I read the NeuralODE paper and I am a bit confused so I want to make sure that what I understood so far is correct.

Assume we have (for simplicity) 2 data points z_0 measured at t_0 and z_1 measured at t_1. Normally (in normal NN approach), one would train a NN to predict z_1 given z_0, i.e. NN(z_0)=z_1. In NeuralODE approach, the goal is to train the NN to approximate a function f(z_0) (I will ignore the explicit time dependence) such that given the ODE: \frac{dz}{dt}|_{t_0}=f(z_0) which would be approximated as \frac{dz}{dt}|_{t_0}=NN(z_0) and solving this using some (non AI based) ODE integrator (Euler’s method for example) one gets as the solution for this ODE at time t_1 something close to z_1. So basically the NN now approximates the tangent of the function (\frac{dz}{dt}) instead of the function itself (z(t)).

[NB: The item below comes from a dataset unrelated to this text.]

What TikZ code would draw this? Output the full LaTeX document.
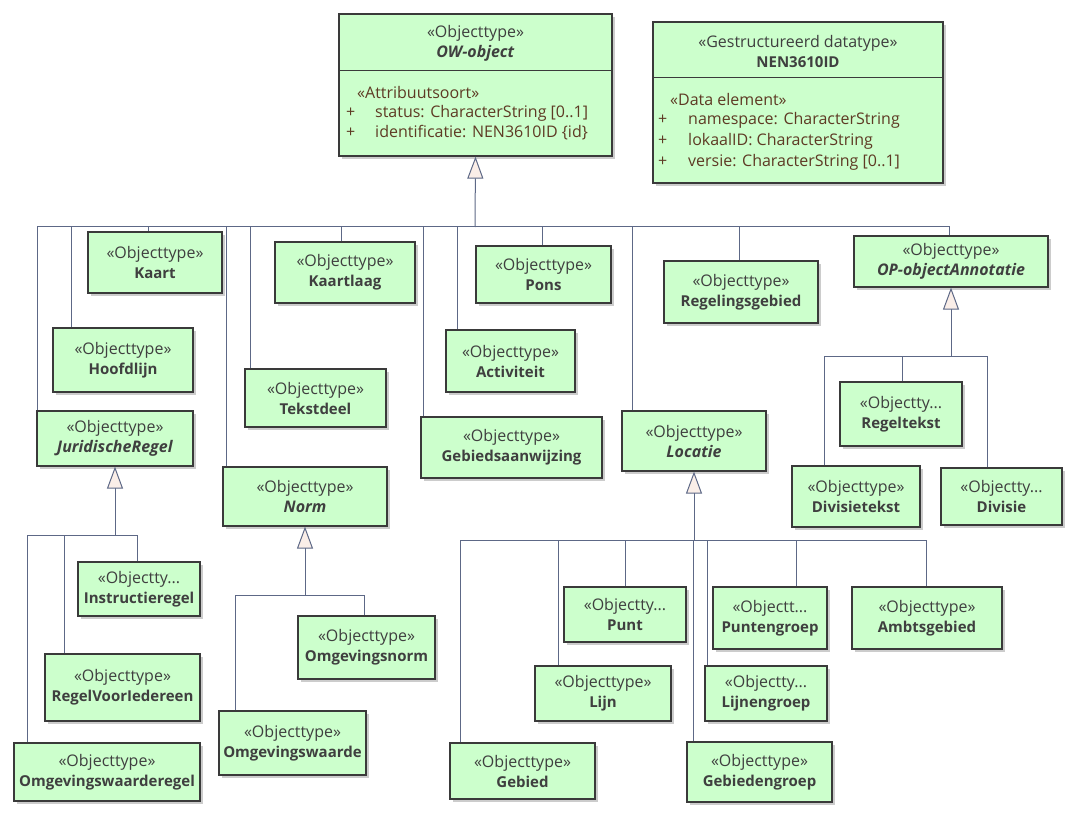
\documentclass[tikz,border=0pt]{standalone}
\usepackage{fontspec}
\setmainfont{Open Sans}
\usetikzlibrary{arrows.meta, shadows}
\definecolor{boxfill}{HTML}{CCFFCC}
\definecolor{boxline}{HTML}{3A3A3A}
\definecolor{linkcol}{HTML}{5D6886}
\definecolor{trifill}{HTML}{FAEEE8}
\definecolor{txtgray}{HTML}{3F3F3F}
\definecolor{attrcol}{HTML}{5E3A24}
\newcommand{\clsname}[1]{{\fontsize{15}{20}\selectfont\textbf{#1}}}
\newcommand{\absname}[1]{\textbf{\textit{#1}}}
\tikzset{
  cls/.style={draw=boxline, fill=boxfill, line width=1.2pt, align=center, inner sep=0pt,
    text=txtgray, font=\fontsize{16}{20}\selectfont,
    drop shadow={shadow xshift=3pt, shadow yshift=-3pt, fill=black!20, opacity=1}},
  hdr/.style={align=center, inner sep=0pt, text=txtgray, font=\fontsize{16}{20}\selectfont},
  attr/.style={anchor=west, inner sep=0pt, text=attrcol, font=\fontsize{16}{20}\selectfont},
  link/.style={draw=linkcol, line width=1pt},
  gen/.style={link, -{Triangle[length=22pt, width=16pt, fill=trifill]}},
}

\begin{document}
\begin{tikzpicture}[x=1pt, y=-1pt]
\useasboundingbox (0,0) rectangle (1078,818);

% OW-object
\node[cls, minimum width=273, minimum height=142] (owobject) at (475.5,85) {};
\node[hdr] (owhead) at (475.5,43.5) {«Objecttype»\\\absname{OW-object}};
\draw[boxline, line width=1pt] (owobject.west |- 0,71) -- (owobject.east |- 0,71);
\node[attr] (owstereo) at (357,93) {«Attribuutsoort»};
\foreach \i/\y/\t in {1/113/{status: CharacterString [0..1]},
    2/133/{identificatie: NEN3610ID \{id\}}} {
  \node[attr] (owplus\i) at (346,\y) {+};
  \node[attr] (owattr\i) at (375,\y) {\t};
}

% NEN3610ID
\node[cls, minimum width=290, minimum height=161] (nen) at (798,102.5) {};
\node[hdr] (nenhead) at (798,51.5) {«Gestructureerd datatype»\\\clsname{NEN3610ID}};
\draw[boxline, line width=1pt] (nen.west |- 0,78) -- (nen.east |- 0,78);
\node[attr] (nenstereo) at (670,100) {«Data element»};
\foreach \i/\y/\t in {1/120/{namespace: CharacterString},
    2/141/{lokaalID: CharacterString},
    3/162/{versie: CharacterString [0..1]}} {
  \node[attr] (nenplus\i) at (658,\y) {+};
  \node[attr] (nenattr\i) at (688,\y) {\t};
}

% objecttypes
\foreach \n/\xa/\ya/\xb/\yb/\t in {
    kaart/88/232/222/293/{«Objecttype»\\\clsname{Kaart}},
    hoofdlijn/53/328/193/392/{«Objecttype»\\\clsname{Hoofdlijn}},
    jurregel/37/411/193/466/{«Objecttype»\\\absname{JuridischeRegel}},
    tekstdeel/245/369/386/427/{«Objecttype»\\\clsname{Tekstdeel}},
    kaartlaag/275/242/415/303/{«Objecttype»\\\clsname{Kaartlaag}},
    norm/223/467/387/526/{«Objecttype»\\\absname{Norm}},
    gebaanw/421/417/602/478/{«Objecttype»\\\clsname{Gebiedsaanwijzing}},
    activiteit/446/330/575/392/{«Objecttype»\\\clsname{Activiteit}},
    pons/476/246/611/303/{«Objecttype»\\\clsname{Pons}},
    locatie/622/411/766/471/{«Objecttype»\\\absname{Locatie}},
    regelgeb/664/261/818/323/{«Objecttype»\\\clsname{Regelingsgebied}},
    opannot/854/236/1048/287/{«Objecttype»\\\absname{OP-objectAnnotatie}},
    regeltekst/840/382/962/446/{«Objectty...\\\clsname{Regeltekst}},
    divisietekst/792/466/920/527/{«Objecttype»\\\clsname{Divisietekst}},
    divisie/941/468/1062/525/{«Objectty...\\\clsname{Divisie}},
    instructie/78/562/200/616/{«Objectty...\\\clsname{Instructieregel}},
    regelvoor/45/654/200/721/{«Objecttype»\\\clsname{RegelVoorIedereen}},
    omgwregel/14/743/200/801/{«Objecttype»\\\clsname{Omgevingswaarderegel}},
    omgnorm/298/616/435/679/{«Objecttype»\\\clsname{Omgevingsnorm}},
    omgwaarde/219/711/366/775/{«Objecttype»\\\clsname{Omgevingswaarde}},
    gebied/450/743/595/799/{«Objecttype»\\\clsname{Gebied}},
    lijn/535/666/671/721/{«Objecttype»\\\clsname{Lijn}},
    punt/564/587/686/642/{«Objectty...\\\clsname{Punt}},
    gebgroep/687/742/832/802/{«Objecttype»\\\clsname{Gebiedengroep}},
    lijnengroep/705/666/827/721/{«Objectty...\\\clsname{Lijnengroep}},
    puntengroep/713/587/827/649/{«Objectt...\\\clsname{Puntengroep}},
    ambtsgebied/852/587/1002/649/{«Objecttype»\\\clsname{Ambtsgebied}}}
  \node[cls, minimum width=\xb-\xa, minimum height=\yb-\ya] (\n) at ({(\xa+\xb)/2},{(\ya+\yb)/2}) {\t};

% generalisaties
\coordinate (owbus) at (475,227);
\foreach \c/\x in {jurregel/37, hoofdlijn/71, kaart/148, norm/226, tekstdeel/250,
    kaartlaag/341, gebaanw/423, activiteit/457, pons/542, locatie/632, regelgeb/739, opannot/949}
  \draw[link] (\c.north -| \x,0) |- (owbus);
\draw[gen] (owbus) -- (owobject.south);

\coordinate (jurbus) at (115,535);
\foreach \c/\x in {omgwregel/27, regelvoor/64, instructie/137}
  \draw[link] (\c.north -| \x,0) |- (jurbus);
\draw[gen] (jurbus) -- (jurregel.south);

\coordinate (normbus) at (305,595);
\foreach \c/\x in {omgwaarde/235, omgnorm/364}
  \draw[link] (\c.north -| \x,0) |- (normbus);
\draw[gen] (normbus) -- (norm.south);

\coordinate (locbus) at (694,540);
\foreach \c/\x in {gebied/460, lijn/558, punt/625, gebgroep/693, lijnengroep/707,
    puntengroep/796, ambtsgebied/926}
  \draw[link] (\c.north -| \x,0) |- (locbus);
\draw[gen] (locbus) -- (locatie.south);

\coordinate (opbus) at (951,356);
\foreach \c/\x in {divisietekst/824, regeltekst/902, divisie/987}
  \draw[link] (\c.north -| \x,0) |- (opbus);
\draw[gen] (opbus) -- (opannot.south);

\end{tikzpicture}
\end{document}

Is my understanding so far correct?

So I am a bit confused about the training itself. I understand that they use the adjoint method. What I don’t understand is what exactly is being updated. As far as I can see, the only things that are free (i.e. not measured data) are the parameters of the function f, i.e. the NN approximating it. So one would need to compute \frac{\partial loss}{\partial \theta}, where \theta are the parameters (weights and biases of the network).

Why would I need to compute, for example (as they do in the paper) \frac{\partial loss}{\partial z_0}? Z_0 is the input which is fixed, so I don’t need to update it. What am I missing here?

Secondly, if what I said in the first part is correct, it seems like in principle one can get great results for a reasonably simple function f, such as a (for example) 3 layers fully connected NN. So one needs to update the parameters of this NN. On the other hand, ResNets can have tens or hundreds of layers.

Am I missing a step here or is this new approach so powerful that with a lot fewer parameters one can get very good results?

I feel like a ResNet, even with 2 layers, should be more powerful than Euler’s Method ODE, as ResNets would allow more freedom in the sense that the 2 blocks don’t need to be the same, while in the NeuralODE using Euler’s Method one has the same (single) block.

Lastly, I am not sure I understand what do they mean by (continuous) depth in this case. What is the definition of the depth here (I assume it is not just the depth of f)?